King Faisal officially abolished slavery in the 1960s, but, in the novella, hierarchies hardly shift. Nweyyir stays with the family, without pay and her daughter Ammousha later serves Hend. Ammousha is the family′s invisible memory – she sees and remembers all while perpetually covered, so that even the family′s children don′t know her face.

Cover of Badriah Albeshr's "Hend and the Soldiers", translated in English by Sanna Dhahir (published by University of Texas Press)
Saudi writer Badriah Albeshr studied literature and social sciences at King Saud University, Riyadh and the Lebanese University in Beirut. She is now a journalist, writing literary and socially critical columns for several Saudi newspapers, including Al-Hayat

The novella shuttles between past and present, reality and romance. The first story Hend loved as a child was the fairytale ″Cinderella″, which she discovered through school. This stands in sharp contrast to a story she heard at home, ″The Girl with the White Socks″.

In ″The Girl with the White Socks″, the hero is not rescued by a prince, nor does she live happily ever after. Instead, she is raped and murdered. Yet the girl is a hero because she scribbles the names of her attackers and hides the paper in her sock, so that they might be punished and her honour protected.

Hend is raised on both sorts of stories – the written fairytale and the oral folk legend. Both enforce strict gender roles, although Hend is more attracted to the romantic tales, even when she mocks them.

Women as the enemies of women

A rather poignant scene unfolds early in Hend′s life, when she tries to sing her mother a romantic song. It′s a tune she brings home from school, hoping to make a connection with her mother, who seems to care only for Hend′s brothers.

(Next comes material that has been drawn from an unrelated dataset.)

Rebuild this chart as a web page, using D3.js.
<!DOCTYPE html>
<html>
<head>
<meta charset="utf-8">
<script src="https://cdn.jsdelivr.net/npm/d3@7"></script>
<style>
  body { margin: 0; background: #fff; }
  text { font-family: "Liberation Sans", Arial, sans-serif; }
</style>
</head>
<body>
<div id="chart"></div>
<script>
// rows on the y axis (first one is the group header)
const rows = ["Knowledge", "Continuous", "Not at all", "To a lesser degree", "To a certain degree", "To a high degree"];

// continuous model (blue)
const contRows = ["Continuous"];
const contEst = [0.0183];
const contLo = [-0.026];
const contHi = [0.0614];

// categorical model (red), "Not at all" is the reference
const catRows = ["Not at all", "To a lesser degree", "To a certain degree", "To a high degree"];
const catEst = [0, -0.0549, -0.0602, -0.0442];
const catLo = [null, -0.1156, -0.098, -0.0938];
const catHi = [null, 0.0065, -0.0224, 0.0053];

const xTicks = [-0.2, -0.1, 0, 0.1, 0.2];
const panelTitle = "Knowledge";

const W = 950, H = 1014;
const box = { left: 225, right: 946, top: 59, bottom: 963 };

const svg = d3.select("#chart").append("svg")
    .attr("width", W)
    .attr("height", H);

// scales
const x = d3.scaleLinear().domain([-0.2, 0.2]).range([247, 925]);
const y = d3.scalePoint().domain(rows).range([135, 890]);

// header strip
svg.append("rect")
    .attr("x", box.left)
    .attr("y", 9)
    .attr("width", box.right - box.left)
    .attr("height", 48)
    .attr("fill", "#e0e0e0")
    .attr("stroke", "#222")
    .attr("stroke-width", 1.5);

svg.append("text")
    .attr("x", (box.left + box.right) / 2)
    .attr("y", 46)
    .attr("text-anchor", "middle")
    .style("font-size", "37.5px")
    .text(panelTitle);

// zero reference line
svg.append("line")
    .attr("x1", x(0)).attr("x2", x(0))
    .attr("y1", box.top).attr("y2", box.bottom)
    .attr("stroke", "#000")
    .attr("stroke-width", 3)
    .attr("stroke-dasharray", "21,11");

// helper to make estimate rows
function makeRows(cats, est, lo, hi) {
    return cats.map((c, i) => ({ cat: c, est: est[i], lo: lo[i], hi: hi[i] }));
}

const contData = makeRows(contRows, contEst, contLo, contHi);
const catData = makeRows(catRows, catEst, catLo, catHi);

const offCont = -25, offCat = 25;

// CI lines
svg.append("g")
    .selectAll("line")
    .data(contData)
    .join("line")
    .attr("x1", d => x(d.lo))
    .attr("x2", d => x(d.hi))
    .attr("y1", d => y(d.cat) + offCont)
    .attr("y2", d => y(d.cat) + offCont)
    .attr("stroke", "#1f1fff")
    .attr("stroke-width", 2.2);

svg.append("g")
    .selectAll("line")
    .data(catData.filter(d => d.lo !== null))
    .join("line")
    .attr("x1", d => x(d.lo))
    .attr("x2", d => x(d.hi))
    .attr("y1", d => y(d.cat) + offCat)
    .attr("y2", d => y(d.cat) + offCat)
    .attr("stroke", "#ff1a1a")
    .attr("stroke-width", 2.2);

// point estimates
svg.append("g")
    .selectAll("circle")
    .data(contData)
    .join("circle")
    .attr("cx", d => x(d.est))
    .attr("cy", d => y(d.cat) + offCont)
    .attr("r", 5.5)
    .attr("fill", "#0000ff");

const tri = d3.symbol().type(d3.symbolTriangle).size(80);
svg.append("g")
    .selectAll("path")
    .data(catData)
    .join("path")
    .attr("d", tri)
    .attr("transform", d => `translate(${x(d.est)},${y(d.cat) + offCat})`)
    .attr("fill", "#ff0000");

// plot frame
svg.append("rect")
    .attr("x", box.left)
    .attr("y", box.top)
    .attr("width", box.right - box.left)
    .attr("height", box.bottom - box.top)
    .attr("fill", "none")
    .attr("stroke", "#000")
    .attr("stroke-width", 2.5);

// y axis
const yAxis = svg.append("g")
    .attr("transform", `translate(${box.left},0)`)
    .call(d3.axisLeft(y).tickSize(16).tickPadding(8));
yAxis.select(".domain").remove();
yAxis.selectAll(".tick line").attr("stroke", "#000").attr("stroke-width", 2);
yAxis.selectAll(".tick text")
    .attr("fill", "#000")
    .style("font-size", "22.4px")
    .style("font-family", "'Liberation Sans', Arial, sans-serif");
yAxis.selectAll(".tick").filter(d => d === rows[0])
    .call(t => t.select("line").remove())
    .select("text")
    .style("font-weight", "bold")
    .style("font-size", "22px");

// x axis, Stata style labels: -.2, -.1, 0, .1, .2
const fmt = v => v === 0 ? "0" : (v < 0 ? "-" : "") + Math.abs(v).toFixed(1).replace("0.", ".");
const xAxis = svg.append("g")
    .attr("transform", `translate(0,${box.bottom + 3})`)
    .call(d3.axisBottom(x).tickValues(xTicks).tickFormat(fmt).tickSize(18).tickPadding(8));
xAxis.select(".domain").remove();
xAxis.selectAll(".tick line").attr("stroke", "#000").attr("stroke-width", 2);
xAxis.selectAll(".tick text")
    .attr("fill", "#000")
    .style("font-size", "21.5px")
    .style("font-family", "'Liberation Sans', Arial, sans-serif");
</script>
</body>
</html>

Hend′s harried mother has no time for songs. Hend remembers: ″I hoped my mother would throw her arms around me after she had heard the song; I even thought of putting the baby down so that she could hug me properly, with body and soul. Instead she took the big spoon out of the pot and brought it to my face. ′Get out of my way before I whack you on the head with this spoon!′″

Throughout the novella, women struggle to connect with each other. The servant Ammousha wants Hend to sympathise with her mother, so Ammousha describes how Hend′s mother was married off as a child, raped by Hend′s father and beaten when she ran away. Yet Hend continues to see her mother as a controlling tyrant.

Hend also can′t sympathise with the holier-than-thou Juhayr, a co-worker whom she calls ″Hajja Juhayr″ behind her back. The prim Juhayr is constantly reporting others for violating social codes. So they′re all stunned when Juhayr flees the country with a Pakistani doctor. Hend′s sweetheart Waleed feels sympathy for Juhayr, but Hend and her friend Shaza do not. ″Why did she think she was entitled to exercise her rights while she damned all those who thought of getting a quarter of what she seized[?]″ Hend wonders angrily.

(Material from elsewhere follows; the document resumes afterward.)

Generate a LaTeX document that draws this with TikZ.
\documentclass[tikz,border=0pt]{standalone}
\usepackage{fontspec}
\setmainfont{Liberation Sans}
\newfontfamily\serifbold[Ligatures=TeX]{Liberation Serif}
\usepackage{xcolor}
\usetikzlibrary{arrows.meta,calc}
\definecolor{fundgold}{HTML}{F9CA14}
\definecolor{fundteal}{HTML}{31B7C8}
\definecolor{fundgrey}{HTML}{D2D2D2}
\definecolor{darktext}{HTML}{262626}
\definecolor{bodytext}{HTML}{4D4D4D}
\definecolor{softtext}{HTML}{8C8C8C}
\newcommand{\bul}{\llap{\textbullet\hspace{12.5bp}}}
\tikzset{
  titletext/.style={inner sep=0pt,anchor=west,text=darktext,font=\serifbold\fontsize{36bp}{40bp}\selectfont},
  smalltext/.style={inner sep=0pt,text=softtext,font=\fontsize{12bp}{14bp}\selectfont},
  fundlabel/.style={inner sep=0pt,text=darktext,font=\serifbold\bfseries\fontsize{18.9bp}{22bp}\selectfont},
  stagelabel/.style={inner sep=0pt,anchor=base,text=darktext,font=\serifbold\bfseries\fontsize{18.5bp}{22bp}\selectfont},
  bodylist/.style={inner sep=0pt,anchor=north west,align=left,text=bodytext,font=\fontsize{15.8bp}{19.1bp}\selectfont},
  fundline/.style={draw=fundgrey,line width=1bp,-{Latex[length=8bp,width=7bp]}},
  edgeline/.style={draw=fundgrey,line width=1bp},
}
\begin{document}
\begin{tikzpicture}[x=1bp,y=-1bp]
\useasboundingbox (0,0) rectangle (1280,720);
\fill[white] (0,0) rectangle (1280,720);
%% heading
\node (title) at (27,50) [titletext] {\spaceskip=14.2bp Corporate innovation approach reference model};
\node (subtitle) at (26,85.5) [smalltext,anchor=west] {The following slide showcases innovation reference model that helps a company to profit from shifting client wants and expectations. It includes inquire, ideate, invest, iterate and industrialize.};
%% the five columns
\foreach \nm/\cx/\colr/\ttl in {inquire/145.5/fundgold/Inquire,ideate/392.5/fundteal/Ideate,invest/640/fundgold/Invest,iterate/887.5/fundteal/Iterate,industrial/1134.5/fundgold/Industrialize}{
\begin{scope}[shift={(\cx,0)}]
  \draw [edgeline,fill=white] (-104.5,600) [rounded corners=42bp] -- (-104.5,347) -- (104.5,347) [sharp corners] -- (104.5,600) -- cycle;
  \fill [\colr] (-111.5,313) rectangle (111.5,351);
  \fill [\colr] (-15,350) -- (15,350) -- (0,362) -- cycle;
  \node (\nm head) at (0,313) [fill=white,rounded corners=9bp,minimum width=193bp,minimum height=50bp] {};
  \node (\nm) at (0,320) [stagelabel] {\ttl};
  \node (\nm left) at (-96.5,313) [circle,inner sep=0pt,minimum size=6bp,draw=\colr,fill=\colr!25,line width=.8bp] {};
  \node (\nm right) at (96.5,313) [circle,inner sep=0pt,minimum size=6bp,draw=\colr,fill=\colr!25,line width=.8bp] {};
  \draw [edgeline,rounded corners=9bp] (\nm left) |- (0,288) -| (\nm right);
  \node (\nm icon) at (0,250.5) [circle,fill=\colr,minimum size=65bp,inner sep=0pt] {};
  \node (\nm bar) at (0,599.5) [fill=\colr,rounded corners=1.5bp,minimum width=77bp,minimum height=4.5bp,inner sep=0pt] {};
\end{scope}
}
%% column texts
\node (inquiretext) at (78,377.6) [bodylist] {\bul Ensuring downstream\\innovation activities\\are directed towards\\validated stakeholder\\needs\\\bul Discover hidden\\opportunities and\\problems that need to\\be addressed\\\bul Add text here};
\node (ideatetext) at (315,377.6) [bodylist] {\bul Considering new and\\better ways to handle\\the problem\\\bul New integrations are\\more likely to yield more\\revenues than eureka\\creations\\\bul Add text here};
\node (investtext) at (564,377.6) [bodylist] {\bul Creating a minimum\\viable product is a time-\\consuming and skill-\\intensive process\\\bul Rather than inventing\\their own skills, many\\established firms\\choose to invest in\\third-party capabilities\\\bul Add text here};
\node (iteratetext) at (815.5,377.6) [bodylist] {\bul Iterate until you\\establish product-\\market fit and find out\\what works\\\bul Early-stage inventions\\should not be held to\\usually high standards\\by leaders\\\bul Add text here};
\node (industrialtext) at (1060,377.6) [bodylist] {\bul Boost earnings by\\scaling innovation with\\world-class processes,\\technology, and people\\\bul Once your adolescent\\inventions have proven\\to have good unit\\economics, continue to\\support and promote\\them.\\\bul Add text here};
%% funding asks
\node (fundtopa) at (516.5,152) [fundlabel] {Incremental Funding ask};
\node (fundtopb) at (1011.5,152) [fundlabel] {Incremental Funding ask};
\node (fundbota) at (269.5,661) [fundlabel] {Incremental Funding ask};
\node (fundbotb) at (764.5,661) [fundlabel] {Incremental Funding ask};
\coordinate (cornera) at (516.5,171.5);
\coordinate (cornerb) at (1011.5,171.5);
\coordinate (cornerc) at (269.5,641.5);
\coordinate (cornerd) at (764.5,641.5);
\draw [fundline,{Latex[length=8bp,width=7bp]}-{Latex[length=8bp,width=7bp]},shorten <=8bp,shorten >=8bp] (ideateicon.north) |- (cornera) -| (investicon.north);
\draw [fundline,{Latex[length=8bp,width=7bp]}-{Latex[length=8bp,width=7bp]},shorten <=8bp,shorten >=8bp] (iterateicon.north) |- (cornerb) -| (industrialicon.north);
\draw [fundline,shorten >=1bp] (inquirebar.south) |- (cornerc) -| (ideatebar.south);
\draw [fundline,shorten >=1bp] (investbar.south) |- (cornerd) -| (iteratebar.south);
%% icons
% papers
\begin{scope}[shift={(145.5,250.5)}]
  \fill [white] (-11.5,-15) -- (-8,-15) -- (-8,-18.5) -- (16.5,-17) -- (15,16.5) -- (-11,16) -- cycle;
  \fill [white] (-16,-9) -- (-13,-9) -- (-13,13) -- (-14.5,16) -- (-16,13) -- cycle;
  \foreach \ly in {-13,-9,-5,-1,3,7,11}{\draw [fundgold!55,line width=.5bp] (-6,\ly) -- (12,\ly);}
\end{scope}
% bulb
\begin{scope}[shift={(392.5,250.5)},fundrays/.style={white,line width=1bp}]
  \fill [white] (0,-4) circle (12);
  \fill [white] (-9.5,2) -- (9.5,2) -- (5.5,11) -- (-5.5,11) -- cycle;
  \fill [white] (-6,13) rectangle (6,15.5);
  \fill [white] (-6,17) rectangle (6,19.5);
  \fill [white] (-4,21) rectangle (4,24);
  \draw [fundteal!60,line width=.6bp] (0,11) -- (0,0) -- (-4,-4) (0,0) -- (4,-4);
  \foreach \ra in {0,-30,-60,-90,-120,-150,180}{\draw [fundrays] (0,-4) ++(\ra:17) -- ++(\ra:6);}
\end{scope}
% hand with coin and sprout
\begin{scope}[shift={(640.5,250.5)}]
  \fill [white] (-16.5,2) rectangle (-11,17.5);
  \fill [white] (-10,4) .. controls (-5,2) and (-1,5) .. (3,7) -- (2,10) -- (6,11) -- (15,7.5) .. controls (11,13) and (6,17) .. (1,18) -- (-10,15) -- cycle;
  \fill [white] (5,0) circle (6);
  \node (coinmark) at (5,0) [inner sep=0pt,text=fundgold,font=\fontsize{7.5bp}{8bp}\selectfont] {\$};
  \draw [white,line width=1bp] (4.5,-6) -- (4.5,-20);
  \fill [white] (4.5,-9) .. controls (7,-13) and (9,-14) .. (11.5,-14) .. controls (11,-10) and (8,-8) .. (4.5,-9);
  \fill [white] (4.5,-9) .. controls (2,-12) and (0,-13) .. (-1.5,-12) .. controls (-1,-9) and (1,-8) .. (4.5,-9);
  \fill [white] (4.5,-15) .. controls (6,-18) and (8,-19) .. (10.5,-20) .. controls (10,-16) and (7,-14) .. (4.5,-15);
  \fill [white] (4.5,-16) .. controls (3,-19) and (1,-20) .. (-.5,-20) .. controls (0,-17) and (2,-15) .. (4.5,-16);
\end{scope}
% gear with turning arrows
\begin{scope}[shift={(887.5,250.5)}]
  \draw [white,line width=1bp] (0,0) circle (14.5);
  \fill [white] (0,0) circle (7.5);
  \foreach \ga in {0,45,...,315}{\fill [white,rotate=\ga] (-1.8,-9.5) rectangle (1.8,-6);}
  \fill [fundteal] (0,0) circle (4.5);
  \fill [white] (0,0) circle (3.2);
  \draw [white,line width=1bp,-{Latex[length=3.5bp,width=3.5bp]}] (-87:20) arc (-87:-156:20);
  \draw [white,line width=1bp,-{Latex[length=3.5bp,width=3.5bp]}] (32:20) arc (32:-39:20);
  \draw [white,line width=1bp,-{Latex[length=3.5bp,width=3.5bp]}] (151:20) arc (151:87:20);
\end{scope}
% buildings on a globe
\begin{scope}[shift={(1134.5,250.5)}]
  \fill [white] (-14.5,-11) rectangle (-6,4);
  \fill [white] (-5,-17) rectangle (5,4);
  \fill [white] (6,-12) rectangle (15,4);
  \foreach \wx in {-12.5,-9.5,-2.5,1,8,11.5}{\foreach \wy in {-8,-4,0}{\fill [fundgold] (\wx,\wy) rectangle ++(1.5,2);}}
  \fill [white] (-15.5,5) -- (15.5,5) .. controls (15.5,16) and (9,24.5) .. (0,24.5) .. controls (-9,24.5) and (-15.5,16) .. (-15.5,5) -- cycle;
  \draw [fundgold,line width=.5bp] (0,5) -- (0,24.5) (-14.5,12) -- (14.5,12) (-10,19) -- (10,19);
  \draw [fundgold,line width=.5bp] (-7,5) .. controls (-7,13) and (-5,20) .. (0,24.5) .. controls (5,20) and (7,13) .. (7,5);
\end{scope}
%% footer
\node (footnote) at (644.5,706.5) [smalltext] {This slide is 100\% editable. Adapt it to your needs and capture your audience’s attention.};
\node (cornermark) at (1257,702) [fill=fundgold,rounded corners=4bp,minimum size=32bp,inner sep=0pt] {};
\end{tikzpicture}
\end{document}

The book′s men are no less constrained by gender roles. Yet the men, even when they are cruel and violent, make more sympathetic characters. Hend′s brother Ibrahim kills for his jihad, yet he cuts such a pathetic figure it′s hard not to feel some head-shaking compassion. Hend′s retired-sergeant father seems to want a gentler life, but he can find no way out.

Subverting the system

The novella reserves its severest criticism for the systematic infantilisation of women. Hend, a successful columnist and hospital social worker, is told by her husband that ″women have tiny brains″. At the hospital, a woman bleeding from her uterus is in urgent need of care, yet cannot go into surgery without her husband′s permission. It′s finally Hend who signs the paperwork and takes responsibility for the woman′s procedure.

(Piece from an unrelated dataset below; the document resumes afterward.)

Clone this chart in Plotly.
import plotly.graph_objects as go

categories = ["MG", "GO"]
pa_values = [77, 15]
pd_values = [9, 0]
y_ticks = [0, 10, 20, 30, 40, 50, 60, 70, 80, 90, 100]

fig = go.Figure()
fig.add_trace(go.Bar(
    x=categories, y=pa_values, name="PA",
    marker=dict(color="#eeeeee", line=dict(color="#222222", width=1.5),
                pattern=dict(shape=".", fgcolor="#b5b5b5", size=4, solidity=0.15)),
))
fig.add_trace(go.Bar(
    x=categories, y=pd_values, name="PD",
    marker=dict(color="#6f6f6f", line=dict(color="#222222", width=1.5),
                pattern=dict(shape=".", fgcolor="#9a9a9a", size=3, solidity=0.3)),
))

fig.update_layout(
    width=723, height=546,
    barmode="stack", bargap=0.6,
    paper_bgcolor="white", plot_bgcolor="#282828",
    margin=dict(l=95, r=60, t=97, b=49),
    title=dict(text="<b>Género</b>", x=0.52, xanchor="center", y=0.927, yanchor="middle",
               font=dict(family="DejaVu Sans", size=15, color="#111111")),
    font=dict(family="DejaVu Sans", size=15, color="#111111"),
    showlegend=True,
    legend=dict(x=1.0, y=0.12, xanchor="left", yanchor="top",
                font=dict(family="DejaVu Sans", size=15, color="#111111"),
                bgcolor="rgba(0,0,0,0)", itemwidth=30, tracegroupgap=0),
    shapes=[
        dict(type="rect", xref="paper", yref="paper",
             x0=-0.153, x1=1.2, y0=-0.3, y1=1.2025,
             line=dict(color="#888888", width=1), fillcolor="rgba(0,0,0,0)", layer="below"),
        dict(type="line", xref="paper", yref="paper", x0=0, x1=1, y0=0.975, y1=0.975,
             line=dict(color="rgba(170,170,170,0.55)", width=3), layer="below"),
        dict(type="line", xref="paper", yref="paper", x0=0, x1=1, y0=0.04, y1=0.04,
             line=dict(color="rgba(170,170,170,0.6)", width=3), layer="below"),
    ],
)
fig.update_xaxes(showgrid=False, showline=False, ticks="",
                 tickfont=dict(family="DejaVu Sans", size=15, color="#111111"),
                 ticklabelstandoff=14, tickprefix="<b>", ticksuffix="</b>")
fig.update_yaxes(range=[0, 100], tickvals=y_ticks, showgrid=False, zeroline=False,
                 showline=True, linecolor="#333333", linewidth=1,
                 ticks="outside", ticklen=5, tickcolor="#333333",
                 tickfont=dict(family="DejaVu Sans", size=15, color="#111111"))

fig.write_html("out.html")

Hend isn′t the only one who defies the system. Young people are constantly subverting it in the name of romance and Hend′s brother Fahad also takes a stand against his sister′s imprisonment.

"Hend and the Soldiers" is a somewhat uneven novella, patchworking together different styles. And yet it remains a vital take on contemporary Saudi Arabia, stories and romance, particularly as it doesn′t invest its energy in fiery young loves. Instead, the book places its hopes in the charm of an older romance: the possibility of falling in love with one′s eyes open, in defiance of all the stories one′s been told.